• DATA:
┌────────
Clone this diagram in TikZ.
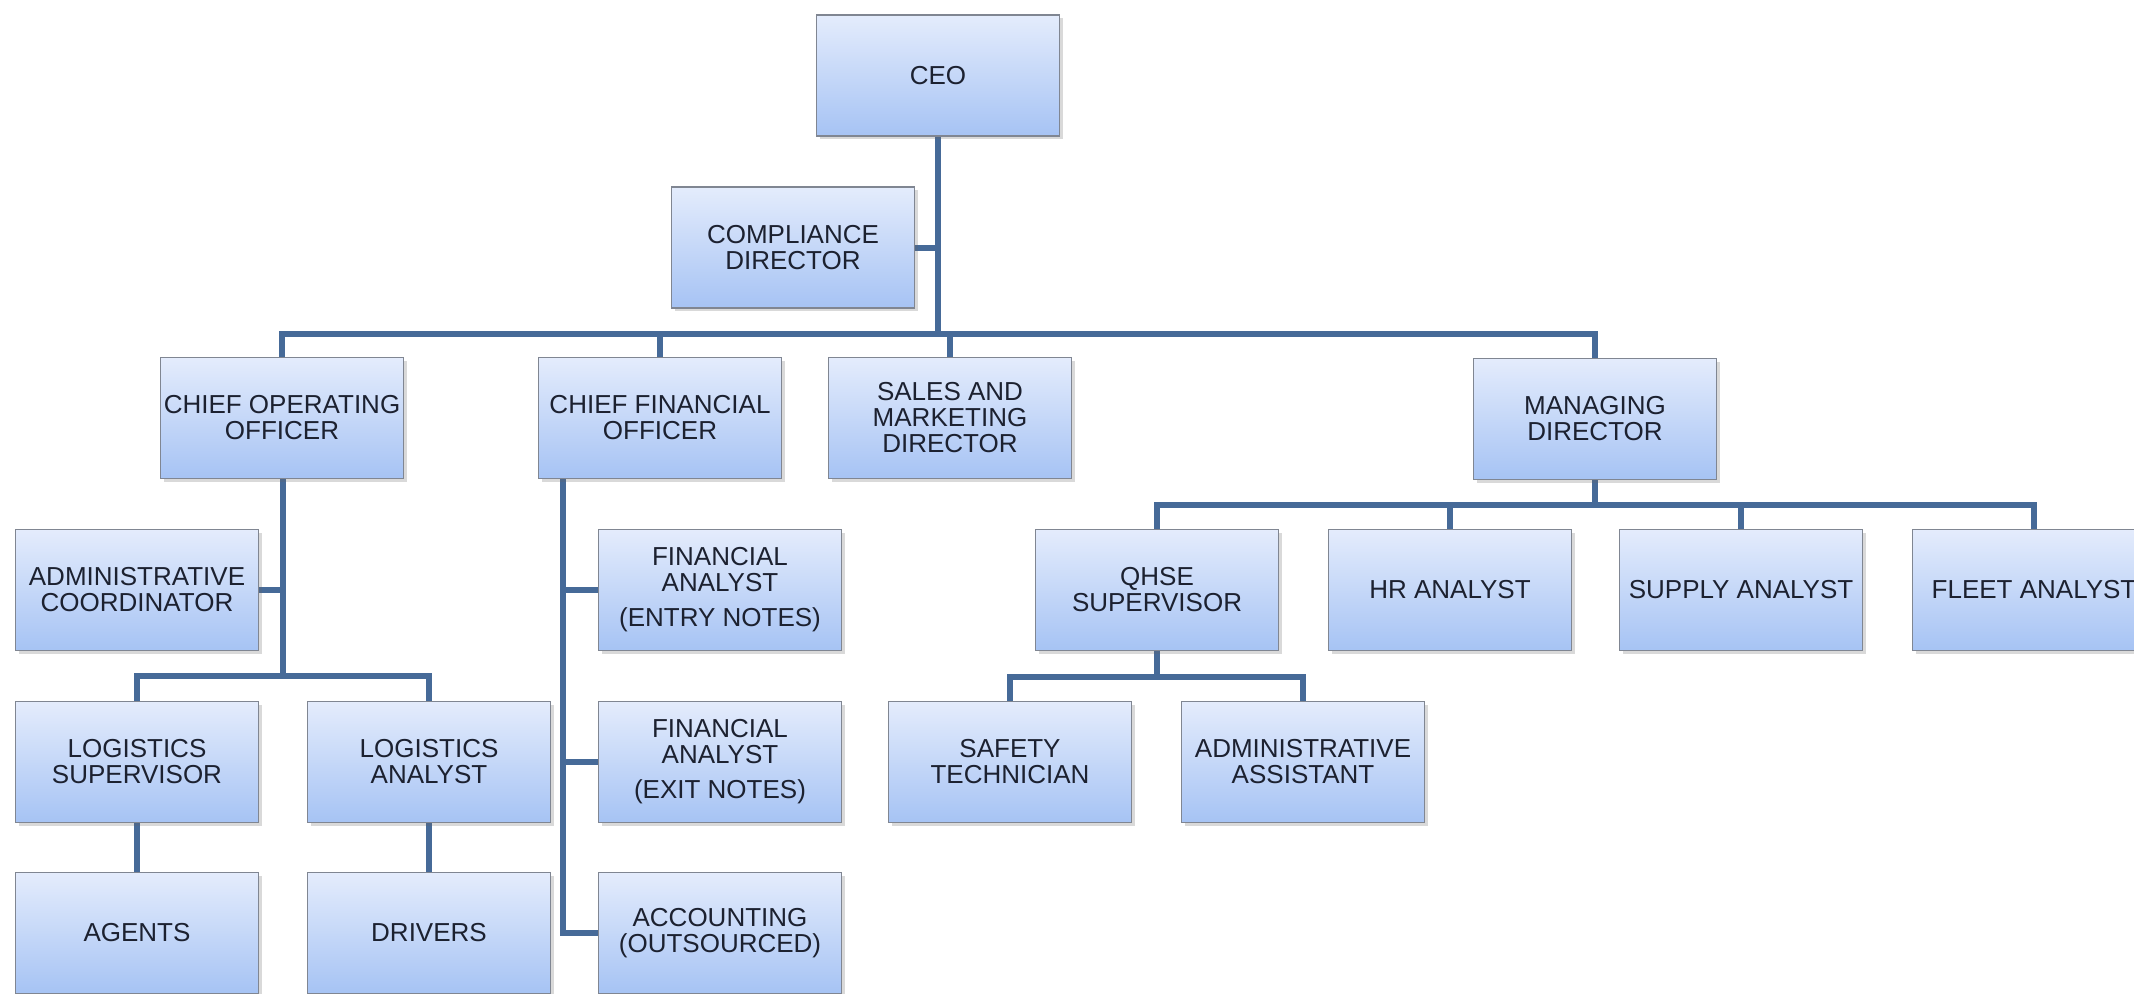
\documentclass[tikz,border=0pt]{standalone}
\usepackage{fontspec}
\setmainfont{Liberation Sans}
\usetikzlibrary{
    positioning,
    backgrounds,
    shadows
    }

\definecolor{boxtop}{RGB}{228,236,252}
\definecolor{boxbottom}{RGB}{166,195,244}
\definecolor{boxedge}{RGB}{128,134,146}
\definecolor{linkblue}{RGB}{70,106,152}
\definecolor{ink}{RGB}{28,33,48}

\begin{document}
\begin{tikzpicture}[x=0.5pt, y=-0.5pt]
\tikzset{orgbox/.style =
        {
            rectangle,
            draw=boxedge,
            line width=0.8pt,
            top color=boxtop,
            bottom color=boxbottom,
            minimum width=121.5pt,
            minimum height=60.5pt,
            inner sep=0pt,
            align=center,
            text=ink,
            font=\fontsize{13}{13}\selectfont,
            drop shadow={shadow xshift=1.5pt, shadow yshift=-1.5pt, opacity=0.25, fill=black!60}
        }
}

\tikzset{link/.style =
        {
            line width=3pt,
            linkblue,
            line join=miter
        }
}
		\useasboundingbox (0,0) rectangle (2134,993);

		\foreach \name / \x / \y / \label in
			{ceo/938/75.5/{CEO},
				compliance/793/247.5/{COMPLIANCE\\DIRECTOR},
				coo/282/418/{CHIEF OPERATING\\OFFICER},
				cfo/660/418/{CHIEF FINANCIAL\\OFFICER},
				sales/950/418/{SALES AND\\MARKETING\\DIRECTOR},
				md/1595/419/{MANAGING\\DIRECTOR},
				admin-coord/137/590/{ADMINISTRATIVE\\COORDINATOR},
				fin-entry/720/590/{FINANCIAL\\ANALYST\\[4.5pt](ENTRY NOTES)},
				fin-exit/720/762/{FINANCIAL\\ANALYST\\[4.5pt](EXIT NOTES)},
				accounting/720/933/{ACCOUNTING\\(OUTSOURCED)},
				qhse/1157/590/{QHSE\\SUPERVISOR},
				hr/1450/590/{HR ANALYST},
				supply/1741/590/{SUPPLY ANALYST},
				fleet/2034/590/{FLEET ANALYST},
				log-sup/137/762/{LOGISTICS\\SUPERVISOR},
				log-anl/429/762/{LOGISTICS\\ANALYST},
				safety/1010/762/{SAFETY\\TECHNICIAN},
				admin-asst/1303/762/{ADMINISTRATIVE\\ASSISTANT},
				agents/137/933/{AGENTS},
				drivers/429/933/{DRIVERS}}
		\node[orgbox] at (\x,\y) (\name) {\label};

		\coordinate (bus-top) at (938,334);
		\coordinate (bus-coo) at (283,676);
		\coordinate (leg-cfo) at (563,479);
		\coordinate (bus-md) at (1595,505);
		\coordinate (bus-qhse) at (1157,677);

		\begin{scope}[on background layer]
			\draw [link] (ceo.south -| bus-top) -- (bus-top);
			\draw [link] (compliance.east) -- (compliance.east -| bus-top);
			\foreach \child in {coo, cfo, sales, md}
			\draw [link] (bus-top) -| (\child.north);

			\draw [link] (coo.south -| bus-coo) -- (bus-coo);
			\draw [link] (admin-coord.east) -- (admin-coord.east -| bus-coo);
			\foreach \start / \finish in
				{log-sup/agents,
					log-anl/drivers}
				{
					\draw [link] (bus-coo) -| (\start.north);
					\draw [link] (\start) -- (\finish);
				}

			\foreach \child in {fin-entry, fin-exit, accounting}
			\draw [link] (leg-cfo) |- (\child.west);

			\draw [link] (md.south) -- (bus-md);
			\foreach \child in {qhse, hr, supply, fleet}
			\draw [link] (bus-md) -| (\child.north);

			\draw [link] (qhse.south) -- (bus-qhse);
			\foreach \child in {safety, admin-asst}
			\draw [link] (bus-qhse) -| (\child.north);
		\end{scope}

	\end{tikzpicture}
\end{document}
└────────
• THE TASK:
Up to and including the line with "(0,0) rectangle (2134,993);", copy the data above from its first line. Skip pictures.

• COMPLETED TASK:
Clone this diagram in TikZ.
\documentclass[tikz,border=0pt]{standalone}
\usepackage{fontspec}
\setmainfont{Liberation Sans}
\usetikzlibrary{
    positioning,
    backgrounds,
    shadows
    }

\definecolor{boxtop}{RGB}{228,236,252}
\definecolor{boxbottom}{RGB}{166,195,244}
\definecolor{boxedge}{RGB}{128,134,146}
\definecolor{linkblue}{RGB}{70,106,152}
\definecolor{ink}{RGB}{28,33,48}

\begin{document}
\begin{tikzpicture}[x=0.5pt, y=-0.5pt]
\tikzset{orgbox/.style =
        {
            rectangle,
            draw=boxedge,
            line width=0.8pt,
            top color=boxtop,
            bottom color=boxbottom,
            minimum width=121.5pt,
            minimum height=60.5pt,
            inner sep=0pt,
            align=center,
            text=ink,
            font=\fontsize{13}{13}\selectfont,
            drop shadow={shadow xshift=1.5pt, shadow yshift=-1.5pt, opacity=0.25, fill=black!60}
        }
}

\tikzset{link/.style =
        {
            line width=3pt,
            linkblue,
            line join=miter
        }
}
		\useasboundingbox (0,0) rectangle (2134,993);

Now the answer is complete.